Making Tech Teams More Efficient

Now is the time to invest in making technology teams more effective. The COVID-19 pandemic made remote work the rule, bringing significant changes to how they communicate, not only through a screen but by changing rituals, daily routines, and team dynamics.

In our experience advising Tech organisations in M&A and modernisation projects, we see how these changes impact results and how much can be gained or lost. Leaders can use this moment to adapt and improve how their teams work.

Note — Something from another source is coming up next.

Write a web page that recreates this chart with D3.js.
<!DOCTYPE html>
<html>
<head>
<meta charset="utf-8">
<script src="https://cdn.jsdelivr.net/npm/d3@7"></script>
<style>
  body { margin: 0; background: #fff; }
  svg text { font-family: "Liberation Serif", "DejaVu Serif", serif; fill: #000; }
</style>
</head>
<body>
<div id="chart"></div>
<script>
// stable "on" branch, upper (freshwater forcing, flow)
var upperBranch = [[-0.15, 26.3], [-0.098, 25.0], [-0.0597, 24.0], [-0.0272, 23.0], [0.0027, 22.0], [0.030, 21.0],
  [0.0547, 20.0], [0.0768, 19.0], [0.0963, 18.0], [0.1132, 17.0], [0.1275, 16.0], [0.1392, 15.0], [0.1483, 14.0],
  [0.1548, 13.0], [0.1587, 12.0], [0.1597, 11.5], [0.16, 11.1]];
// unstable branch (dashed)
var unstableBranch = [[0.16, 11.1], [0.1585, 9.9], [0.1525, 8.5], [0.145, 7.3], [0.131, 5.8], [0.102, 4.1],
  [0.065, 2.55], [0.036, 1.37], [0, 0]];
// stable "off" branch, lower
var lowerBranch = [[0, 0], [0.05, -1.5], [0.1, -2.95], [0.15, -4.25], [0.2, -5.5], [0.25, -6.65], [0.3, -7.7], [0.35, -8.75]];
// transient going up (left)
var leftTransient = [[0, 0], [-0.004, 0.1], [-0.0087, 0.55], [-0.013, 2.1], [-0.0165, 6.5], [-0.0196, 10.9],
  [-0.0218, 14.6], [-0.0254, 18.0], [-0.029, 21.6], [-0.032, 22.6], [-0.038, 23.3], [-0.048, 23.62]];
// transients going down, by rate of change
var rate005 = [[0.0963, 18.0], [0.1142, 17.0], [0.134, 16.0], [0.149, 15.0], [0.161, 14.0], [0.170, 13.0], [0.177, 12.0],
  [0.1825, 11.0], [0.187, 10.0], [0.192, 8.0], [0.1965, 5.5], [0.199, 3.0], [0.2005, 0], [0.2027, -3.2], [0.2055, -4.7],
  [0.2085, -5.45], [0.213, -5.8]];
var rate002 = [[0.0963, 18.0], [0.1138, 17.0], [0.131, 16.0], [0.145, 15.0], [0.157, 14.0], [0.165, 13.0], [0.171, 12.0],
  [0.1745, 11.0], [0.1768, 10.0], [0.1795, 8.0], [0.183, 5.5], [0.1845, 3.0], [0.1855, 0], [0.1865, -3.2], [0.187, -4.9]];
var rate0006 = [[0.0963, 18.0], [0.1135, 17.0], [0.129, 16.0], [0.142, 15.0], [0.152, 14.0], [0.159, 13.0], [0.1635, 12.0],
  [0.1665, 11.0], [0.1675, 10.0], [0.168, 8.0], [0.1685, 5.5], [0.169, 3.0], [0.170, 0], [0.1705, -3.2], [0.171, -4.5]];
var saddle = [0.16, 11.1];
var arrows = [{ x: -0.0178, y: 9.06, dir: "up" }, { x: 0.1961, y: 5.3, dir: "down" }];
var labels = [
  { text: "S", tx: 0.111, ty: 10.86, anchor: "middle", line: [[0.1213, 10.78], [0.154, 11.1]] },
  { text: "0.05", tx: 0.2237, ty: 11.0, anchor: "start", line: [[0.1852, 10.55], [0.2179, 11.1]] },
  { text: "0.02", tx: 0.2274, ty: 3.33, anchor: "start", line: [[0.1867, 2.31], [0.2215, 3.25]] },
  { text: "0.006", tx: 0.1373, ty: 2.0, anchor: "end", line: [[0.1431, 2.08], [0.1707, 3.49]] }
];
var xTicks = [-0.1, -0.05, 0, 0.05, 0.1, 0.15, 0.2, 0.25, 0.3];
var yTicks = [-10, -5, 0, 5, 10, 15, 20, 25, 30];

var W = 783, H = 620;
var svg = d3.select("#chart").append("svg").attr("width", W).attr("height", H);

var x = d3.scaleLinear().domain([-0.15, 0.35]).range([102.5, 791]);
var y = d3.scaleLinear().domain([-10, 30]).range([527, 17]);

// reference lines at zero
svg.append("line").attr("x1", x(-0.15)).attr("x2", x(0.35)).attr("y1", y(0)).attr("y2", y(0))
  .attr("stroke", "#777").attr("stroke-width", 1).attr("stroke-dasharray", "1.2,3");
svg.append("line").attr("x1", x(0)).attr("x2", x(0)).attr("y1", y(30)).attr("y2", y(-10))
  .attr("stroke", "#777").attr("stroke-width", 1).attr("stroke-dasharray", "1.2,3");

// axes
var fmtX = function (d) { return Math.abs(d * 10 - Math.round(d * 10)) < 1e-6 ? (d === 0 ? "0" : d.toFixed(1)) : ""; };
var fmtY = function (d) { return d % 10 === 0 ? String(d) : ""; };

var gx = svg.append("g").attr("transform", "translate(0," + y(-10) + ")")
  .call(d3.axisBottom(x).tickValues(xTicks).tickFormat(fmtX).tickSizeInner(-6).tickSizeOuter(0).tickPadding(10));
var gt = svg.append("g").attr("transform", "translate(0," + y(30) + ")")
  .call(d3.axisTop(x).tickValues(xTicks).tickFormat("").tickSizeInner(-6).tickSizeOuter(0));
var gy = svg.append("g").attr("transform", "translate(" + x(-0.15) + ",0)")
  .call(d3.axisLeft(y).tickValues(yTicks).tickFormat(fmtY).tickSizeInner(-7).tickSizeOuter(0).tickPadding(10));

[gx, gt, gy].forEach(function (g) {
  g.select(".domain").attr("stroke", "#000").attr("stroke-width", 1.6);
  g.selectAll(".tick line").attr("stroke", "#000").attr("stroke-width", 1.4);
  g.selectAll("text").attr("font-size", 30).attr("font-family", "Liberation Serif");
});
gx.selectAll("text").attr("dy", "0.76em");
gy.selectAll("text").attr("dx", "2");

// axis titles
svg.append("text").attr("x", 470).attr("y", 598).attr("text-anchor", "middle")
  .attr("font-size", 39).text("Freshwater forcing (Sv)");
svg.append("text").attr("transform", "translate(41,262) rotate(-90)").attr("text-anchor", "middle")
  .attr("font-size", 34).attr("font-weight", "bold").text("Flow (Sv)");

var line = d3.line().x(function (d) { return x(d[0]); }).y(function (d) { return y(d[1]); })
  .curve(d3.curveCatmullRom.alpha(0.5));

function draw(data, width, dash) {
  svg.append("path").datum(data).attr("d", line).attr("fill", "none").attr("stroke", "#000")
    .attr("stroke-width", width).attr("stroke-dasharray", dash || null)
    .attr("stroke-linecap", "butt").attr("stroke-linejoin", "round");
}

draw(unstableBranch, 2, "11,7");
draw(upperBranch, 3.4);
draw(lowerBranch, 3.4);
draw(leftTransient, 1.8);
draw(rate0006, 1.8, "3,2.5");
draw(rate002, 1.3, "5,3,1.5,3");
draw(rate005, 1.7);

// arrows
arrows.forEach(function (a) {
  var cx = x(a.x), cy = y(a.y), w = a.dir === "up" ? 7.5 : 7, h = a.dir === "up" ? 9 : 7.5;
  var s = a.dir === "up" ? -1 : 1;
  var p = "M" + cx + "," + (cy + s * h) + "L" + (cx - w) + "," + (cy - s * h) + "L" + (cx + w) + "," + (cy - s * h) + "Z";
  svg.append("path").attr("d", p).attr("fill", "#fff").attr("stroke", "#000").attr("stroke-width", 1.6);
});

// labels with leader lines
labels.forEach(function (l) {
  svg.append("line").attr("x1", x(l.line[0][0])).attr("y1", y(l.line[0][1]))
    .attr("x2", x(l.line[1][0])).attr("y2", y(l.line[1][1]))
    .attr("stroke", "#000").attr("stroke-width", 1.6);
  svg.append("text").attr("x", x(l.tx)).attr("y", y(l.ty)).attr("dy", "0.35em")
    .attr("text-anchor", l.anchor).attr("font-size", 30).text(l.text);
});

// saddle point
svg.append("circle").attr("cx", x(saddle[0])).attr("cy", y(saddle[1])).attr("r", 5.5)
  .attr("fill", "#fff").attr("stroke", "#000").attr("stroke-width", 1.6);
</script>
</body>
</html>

“Any organization that designs a system (defined broadly) will produce a design whose structure is a copy of the organization’s communication structure.” - Melvin Conway

How a company communicates always leaves its mark on artifacts (e.g. documentation, system architecture, source code, tests), processes, and metrics. We find this in every project by leveraging the treasure troves of data held in software development tools, such as git, Jira, and TFS.

Moving entire teams to remote working will cause a significant impact on the systems they build, their effectiveness, and ultimately their return on investment. Such change can lead to problems such as becoming slower at delivery, with delayed revenues and missed opportunities.

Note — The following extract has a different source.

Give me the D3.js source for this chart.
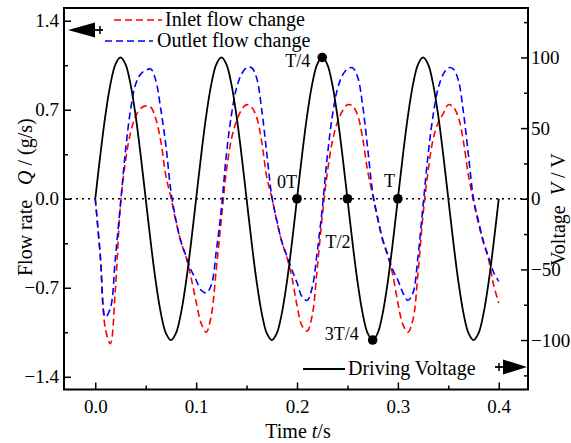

While almost any corporate issue can be attributed to poor communication, fixing them requires a more specific understanding. Take the following examples from some of the software due diligence work we have done:

  1. In one case we found that poor developer onboarding and fast growth caused teams to be unable to fully complete their work until a senior developer could come to help;

  2. In another, a best-effort approach to modernizing the legacy system made the code so complex that anyone changing it would end up breaking something else;

While we call attention to these risks, some could say that most developers already work from home frequently and that this is more of the same. Gitlab, self-proclaimed largest all-remote company in the world, lists the following remote drawbacks:

  1. Working remote can feel lonely;

  2. Onboarding remote workers can be difficult;

  3. It can cause a breakdown in communication skills.

While these are some of the actions they have taken:

  1. Having an intentional structure to informal communications;

  2. Building self-directed and self-guided onboarding processes;

  3. Implementing a Results value, where results (as opposed to hours) are measured.

This is similar to the work we do when advising on post-merger integrations and transforming teams.

Our team of independent experts, interpret development data within its context to provide insights and recommendations so our clients can achieve better results. Such transparency sometimes hits hard on the parties involved, but never as hard as the consequences of not reflecting and acting.